Gazprom, which holds a monopoly on Russia’s gas pipeline exports, supplied a total of 16.3 billion cubic meters of gas to Britain last year, slightly less than a year earlier, but still accounting for a fifth of the country’s total gas consumption.
The UK may find it difficult to cut off entirely gas supplies from Russia. Energy provider Centrica has a long-term supply agreement with Gazprom Marketing & Trading Limited, a UK-registered subsidiary of Gazprom. In LNG, cargoes that are uncommitted to a destination tend to go where prices and demand are highest, and the UK imported this winter’s cargoes from companies that had initially bought the LNG from Russia’s Yamal.
“Until we see gas switched off, I think nothing much is going to happen,” one UK trader told Platts on Wednesday, while another said that the prime minister’s comments were “very vague” and there was “nothing she could do in reality.”
On Thursday, Russian energy minister Alexander Novak said any move by Britain to cut its gas imports from Russia would be “politically motivated.”
“Every country has the right to choose its own energy policy… Any decision (by Britain to cut Russian gas imports would be) politically motivated and not aimed at developing competition on the European (gas) market,” Novak told reporters.

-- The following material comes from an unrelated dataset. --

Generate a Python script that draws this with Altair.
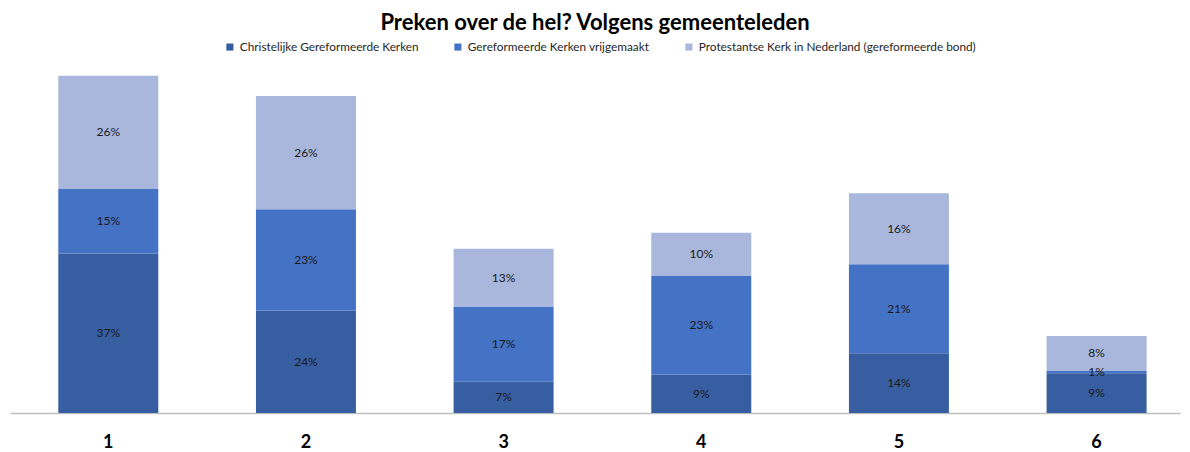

UK-Russia relations are now in a deep freeze after 23 Russian diplomats were expelled from the UK and after the UK took additional steps to suspend all planned high-level contacts with Russia. But freezing temperatures, like the ones from the beginning of this month, could leave the UK with little choice but to continue to import Russian gas, even though it is surely not as dependent on Gazprom supplies as most of Central and Eastern Europe is.